Foon and Q Tai-long transfers to a new company where they meet new secretary Wendy Wan (Rosamund Kwan). Leung's boss, Mr. Tsang (Kenneth Tsang), assigns Foon and Wendy to a business trip in Shinjuku, Japan. After the two arrive in Shinjuku, they realised they have forgotten to bring their proposal and had to work all night in the hotel where Wendy eventually becomes exhausted and falls asleep. The next day while meeting their client, Foon presents an outstanding performances which attracts Wendy. The two go out for shopping afterwards where Wendy gets on the wrong tram ride and Foon rushes to rescue her. Foon nearly spent all his cash on taxi rides to find Wendy and they eventually use a credit card for a final ride back to their hotel. Back at the hotel, they get intimate with one another and make love. The next day, the two make a call back to Hong Kong informing their boss that they have not yet completed their assignment and must stay for one more day as an excuse for them to spend a sweet day in Tokyo.

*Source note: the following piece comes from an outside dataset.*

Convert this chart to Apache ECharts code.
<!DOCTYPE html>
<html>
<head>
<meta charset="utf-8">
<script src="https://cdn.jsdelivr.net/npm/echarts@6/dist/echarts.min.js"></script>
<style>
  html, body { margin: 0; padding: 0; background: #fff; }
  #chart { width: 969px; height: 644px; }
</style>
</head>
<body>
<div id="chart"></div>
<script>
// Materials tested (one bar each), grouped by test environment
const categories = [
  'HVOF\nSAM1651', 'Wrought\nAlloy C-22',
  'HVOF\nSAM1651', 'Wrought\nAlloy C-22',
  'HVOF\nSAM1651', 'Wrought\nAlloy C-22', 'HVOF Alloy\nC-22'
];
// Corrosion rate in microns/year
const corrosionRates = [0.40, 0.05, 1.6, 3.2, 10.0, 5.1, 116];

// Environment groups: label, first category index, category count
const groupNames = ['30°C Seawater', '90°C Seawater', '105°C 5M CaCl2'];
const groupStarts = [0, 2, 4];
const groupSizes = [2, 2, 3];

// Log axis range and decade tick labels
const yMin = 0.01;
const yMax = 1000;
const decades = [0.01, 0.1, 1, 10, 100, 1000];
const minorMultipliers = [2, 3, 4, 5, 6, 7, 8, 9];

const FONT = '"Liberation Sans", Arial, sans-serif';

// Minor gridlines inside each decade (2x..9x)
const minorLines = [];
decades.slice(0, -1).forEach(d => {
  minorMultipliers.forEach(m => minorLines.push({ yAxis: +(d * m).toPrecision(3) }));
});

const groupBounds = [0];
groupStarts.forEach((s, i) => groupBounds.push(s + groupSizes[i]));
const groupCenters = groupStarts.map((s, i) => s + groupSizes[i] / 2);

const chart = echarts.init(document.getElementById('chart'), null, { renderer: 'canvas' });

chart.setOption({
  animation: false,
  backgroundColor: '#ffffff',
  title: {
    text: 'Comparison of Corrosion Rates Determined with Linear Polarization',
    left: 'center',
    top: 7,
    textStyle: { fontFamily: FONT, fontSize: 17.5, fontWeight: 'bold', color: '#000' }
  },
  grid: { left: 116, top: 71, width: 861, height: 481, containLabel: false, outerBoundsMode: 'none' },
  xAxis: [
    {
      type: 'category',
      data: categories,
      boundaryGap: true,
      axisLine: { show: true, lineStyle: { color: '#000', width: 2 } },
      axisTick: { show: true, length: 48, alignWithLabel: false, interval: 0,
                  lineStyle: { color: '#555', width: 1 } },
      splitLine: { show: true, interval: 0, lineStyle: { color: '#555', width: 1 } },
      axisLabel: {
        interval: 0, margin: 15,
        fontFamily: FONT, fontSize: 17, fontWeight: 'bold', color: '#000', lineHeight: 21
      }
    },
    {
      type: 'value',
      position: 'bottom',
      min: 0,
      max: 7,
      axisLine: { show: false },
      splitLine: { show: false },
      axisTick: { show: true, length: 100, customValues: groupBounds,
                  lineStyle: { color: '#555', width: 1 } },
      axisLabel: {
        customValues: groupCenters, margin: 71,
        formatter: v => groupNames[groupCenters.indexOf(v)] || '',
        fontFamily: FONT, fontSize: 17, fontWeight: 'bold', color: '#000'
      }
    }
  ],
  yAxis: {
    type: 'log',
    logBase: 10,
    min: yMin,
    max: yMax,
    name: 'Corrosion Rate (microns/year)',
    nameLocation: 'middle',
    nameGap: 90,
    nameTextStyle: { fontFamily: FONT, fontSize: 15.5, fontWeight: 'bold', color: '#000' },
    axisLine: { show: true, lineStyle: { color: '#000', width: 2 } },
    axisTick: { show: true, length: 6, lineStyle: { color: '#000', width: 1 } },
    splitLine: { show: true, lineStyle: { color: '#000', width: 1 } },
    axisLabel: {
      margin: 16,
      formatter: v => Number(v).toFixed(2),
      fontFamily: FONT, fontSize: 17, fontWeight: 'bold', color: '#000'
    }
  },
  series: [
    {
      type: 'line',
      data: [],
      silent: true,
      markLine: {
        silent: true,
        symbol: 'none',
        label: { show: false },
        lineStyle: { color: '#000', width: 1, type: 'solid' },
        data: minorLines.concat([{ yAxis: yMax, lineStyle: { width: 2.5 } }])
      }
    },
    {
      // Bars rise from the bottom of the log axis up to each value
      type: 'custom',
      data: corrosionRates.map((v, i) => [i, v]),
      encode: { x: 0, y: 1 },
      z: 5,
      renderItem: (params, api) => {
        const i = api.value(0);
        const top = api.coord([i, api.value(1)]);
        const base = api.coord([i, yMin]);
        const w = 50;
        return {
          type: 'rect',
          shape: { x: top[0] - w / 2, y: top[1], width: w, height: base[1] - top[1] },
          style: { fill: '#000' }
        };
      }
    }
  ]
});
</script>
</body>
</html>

After the two return to Hong Kong, their intimate relationship becomes gradually exposed. Finally, at the wedding of Wendy and her boyfriend, John Li (Lee Chung-ling), Foon arrives late and trips at the door which causes his fingerprints to be printed on Wendy and John's marriage certificate. Foon also admits to Ann about what happened to Ann and was kicked out by Ann as a result. Foon later receives a call from Wendy to meet at the outside of the Legislative Council building. There, Wendy tells Foon that she told John about their intimate relationship which John is unable to accept and helplessly left him. She also tells Foon that she will keep the marriage certificate since it has Foon's fingerprints on it.

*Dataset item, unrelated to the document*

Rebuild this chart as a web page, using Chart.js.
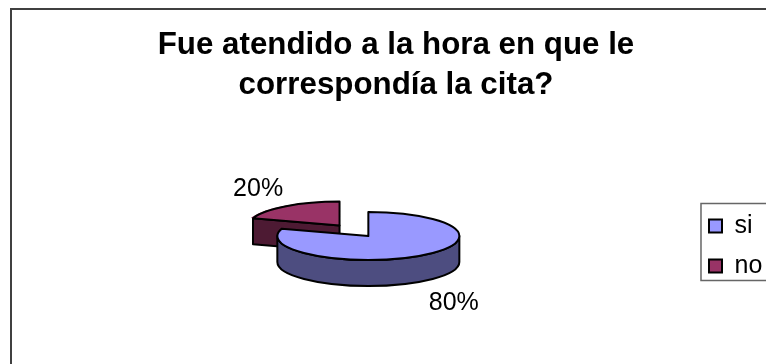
<!DOCTYPE html>
<html>
<head>
<meta charset="utf-8">
<script src="https://cdn.jsdelivr.net/npm/chart.js@4"></script>
<style>
html, body { margin: 0; padding: 0; background: #fff; }
#wrap { position: relative; width: 766px; height: 364px; }
</style>
</head>
<body>
<div id="wrap"><canvas id="chart" width="766" height="364"></canvas></div>
<script>
var categories = ['si', 'no'];
var values = [80, 20];
var topColors = ['#9999FF', '#993366'];
var sideColors = ['#4D4D80', '#4D1A33'];
var titleLines = ['Fue atendido a la hora en que le', 'correspondía la cita?'];

var FONT = '"Liberation Sans", Arial, sans-serif';
var TILT = 0.264;      // squash of the pie disc
var DEPTH = 26;        // height of the pie walls
var RADIUS = 91;
var EXPLODE = 196;     // arc offset, Chart.js divides it by 4

// The pie is a normal Chart.js pie drawn in a squashed context, with walls under it.
function squash(ctx, arc) {
	ctx.translate(arc.x, arc.y);
	ctx.scale(1, TILT);
	ctx.translate(-arc.x, -arc.y);
}

function arcOffset(arc) {
	var mid = (arc.startAngle + arc.endAngle) / 2;
	var dist = (arc.options.offset || 0) / 4;
	return { x: Math.cos(mid) * dist, y: Math.sin(mid) * dist * TILT };
}

function wallPath(ctx, arc) {
	var off = arcOffset(arc);
	var cx = arc.x + off.x;
	var cy = arc.y + off.y;
	var r = arc.outerRadius;
	var start = arc.startAngle;
	var end = arc.endAngle;
	ctx.beginPath();
	// cut faces, only the ones turned towards the viewer
	[[start, Math.cos(start) < -0.001], [end, Math.cos(end) > 0.001]].forEach(function(face) {
		if (face[1]) {
			var tx = cx + Math.cos(face[0]) * r;
			var ty = cy + Math.sin(face[0]) * r * TILT;
			ctx.moveTo(cx, cy);
			ctx.lineTo(tx, ty);
			ctx.lineTo(tx, ty + DEPTH);
			ctx.lineTo(cx, cy + DEPTH);
			ctx.closePath();
		}
	});
	// outer wall on the front half of the ellipse
	var from = Math.max(start, 0);
	var to = Math.min(end, Math.PI);
	if (to > from) {
		ctx.moveTo(cx + Math.cos(from) * r, cy + Math.sin(from) * r * TILT);
		ctx.ellipse(cx, cy, r, r * TILT, 0, from, to);
		ctx.lineTo(cx + Math.cos(to) * r, cy + Math.sin(to) * r * TILT + DEPTH);
		ctx.ellipse(cx, cy + DEPTH, r, r * TILT, 0, to, from, true);
		ctx.closePath();
	}
}

function topPath(ctx, arc) {
	var off = arcOffset(arc);
	var cx = arc.x + off.x;
	var cy = arc.y + off.y;
	ctx.beginPath();
	ctx.moveTo(cx, cy);
	ctx.ellipse(cx, cy, arc.outerRadius, arc.outerRadius * TILT, 0, arc.startAngle, arc.endAngle);
	ctx.closePath();
}

var pie3d = {
	id: 'pie3d',
	afterLayout: function(chart) {
		// title sits a little left of the pie, legend a little lower and tighter
		chart.titleBlock.left = 0;
		chart.titleBlock.right = 792;
		chart.legend.left += 6.3;
		chart.legend.top += 20;
	},
	beforeDraw: function(chart) {
		var ctx = chart.ctx;
		var box = chart.legend;
		var mid = (box.top + box.bottom) / 2 - 4;
		ctx.save();
		ctx.strokeStyle = '#404040';
		ctx.lineWidth = 2;
		// chart frame, open at the bottom and right
		ctx.beginPath();
		ctx.moveTo(11, 364);
		ctx.lineTo(11, 9);
		ctx.lineTo(766, 9);
		ctx.stroke();
		// legend frame
		ctx.strokeStyle = '#666';
		ctx.lineWidth = 1.5;
		ctx.beginPath();
		ctx.moveTo(766, mid - 38.5);
		ctx.lineTo(box.left + 7, mid - 38.5);
		ctx.lineTo(box.left + 7, mid + 38.5);
		ctx.lineTo(766, mid + 38.5);
		ctx.stroke();
		ctx.restore();
	},
	beforeDatasetsDraw: function(chart) {
		var ctx = chart.ctx;
		var arcs = chart.getDatasetMeta(0).data;
		ctx.save();
		ctx.lineWidth = 2;
		ctx.strokeStyle = '#000';
		ctx.lineJoin = 'round';
		// back slice first so the front one covers it
		for (var i = arcs.length - 1; i >= 0; i--) {
			wallPath(ctx, arcs[i]);
			ctx.fillStyle = sideColors[i];
			ctx.fill();
			ctx.stroke();
		}
		ctx.restore();
		ctx.save();
		squash(ctx, arcs[0]);
	},
	afterDatasetsDraw: function(chart) {
		var ctx = chart.ctx;
		var arcs = chart.getDatasetMeta(0).data;
		ctx.restore();
		ctx.save();
		ctx.lineWidth = 2;
		ctx.strokeStyle = '#000';
		ctx.lineJoin = 'round';
		var total = values.reduce(function(a, b) { return a + b; }, 0);
		ctx.font = '25px ' + FONT;
		ctx.textAlign = 'center';
		ctx.textBaseline = 'middle';
		arcs.forEach(function(arc, i) {
			topPath(ctx, arc);
			ctx.stroke();
			var off = arcOffset(arc);
			var mid = (arc.startAngle + arc.endAngle) / 2;
			var sin = Math.sin(mid);
			var lx = arc.x + off.x + Math.cos(mid) * arc.outerRadius * 1.56 + 2;
			var ly = arc.y + off.y + sin * arc.outerRadius * TILT * 1.9 + (sin > 0 ? DEPTH + 4 : 0);
			ctx.fillStyle = '#000';
			ctx.fillText(Math.round(values[i] / total * 100) + '%', lx, ly);
		});
		ctx.restore();
	}
};

new Chart(document.getElementById('chart'), {
	type: 'pie',
	data: {
		labels: categories,
		datasets: [ {
			data: values,
			backgroundColor: topColors,
			borderWidth: 0,
			offset: [0, EXPLODE],
			radius: RADIUS
		} ]
	},
	options: {
		responsive: false,
		animation: false,
		layout: {
			padding: { left: 49, top: 25, right: 0, bottom: 0 }
		},
		plugins: {
			tooltip: { enabled: false },
			title: {
				display: true,
				text: titleLines,
				color: '#000',
				font: { family: FONT, size: 31.3, weight: 'bold', lineHeight: 1.28 },
				padding: { top: 0, bottom: 3 }
			},
			legend: {
				position: 'right',
				fullSize: false,
				labels: {
					color: '#000',
					font: { family: FONT, size: 25 },
					boxWidth: 13,
					boxHeight: 13,
					padding: 15,
					generateLabels: function(chart) {
						return Chart.overrides.pie.plugins.legend.labels.generateLabels(chart).map(function(item) {
							item.lineWidth = 2;
							item.strokeStyle = '#000';
							return item;
						});
					}
				}
			}
		}
	},
	plugins: [ pie3d ]
});
</script>
</body>
</html>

On the other, because Q Tai-long became involved with Pierre's girlfriend, Fanny (Vindy Chan), his wife, Fung (Leila Chow), leaves him and their son. During one occasion when Foon, Pierre and Q Ta-long were eating instant noodles at the latter's home, Fung returns to cook dinner for them and stating that she is doing it for her son and Q Tai-long is overjoyed. At this time, Foon is also determined to reconcile and repair his relationship with Ann.

==Cast==
- Lawrence Cheng as Leung Foon (梁寬), the main protagonist
- Carol Cheng as Ann Hui (許鞍華), Foon's wife
- Rosamund Kwan as Wendy Wan (溫敏儀), Foon's new colleague whom he is involved in an intimate relationship
- Manfred Wong as Q Tai-long (Q太郎), Foon's friend
- Leila Chow as Fung (阿鳳), Q Tai-long's wife
- Peter Lai as Pierre (大古惑), Foon's friend
- Kenneth Tsang as Mr. Tsang (曾先生), Foon's new boss
- Allan Fung as Allan, Ann's ex-boyfriend
- Eric Yeung as KK Yeung (KK楊), Ann's boss
- Lee Chung-ling as John Li (李寧), a dentist who is Wendy's boyfriend
- Chang Kan-wing as Marriage Registrar
- Vindy Chan as Fanny, Pierre's girlfriend
- Eric Kot as Flower delivery boy
- Jan Lamb as Fluffy toy delivery boy
- John Cheung as Office worker
- Lee Wah-kon

==Theme song==
- No Regret (無憾)
  - Composer: Lowell Lo
  - Lyricist: Calvin Poon
  - Singer: Sandy Lam

==Reception==
===Critical===
So Good Reviews gave the film a mixed review noting its examination of characters as step down from its previous installment, but still compliments director Gordon Chan's effort in portraying conflicts in a serious manner.

===Box office===
The film grossed HK$9,642,962 at the Hong Kong box office during its theatrical run from 16 February to 14 March 1990.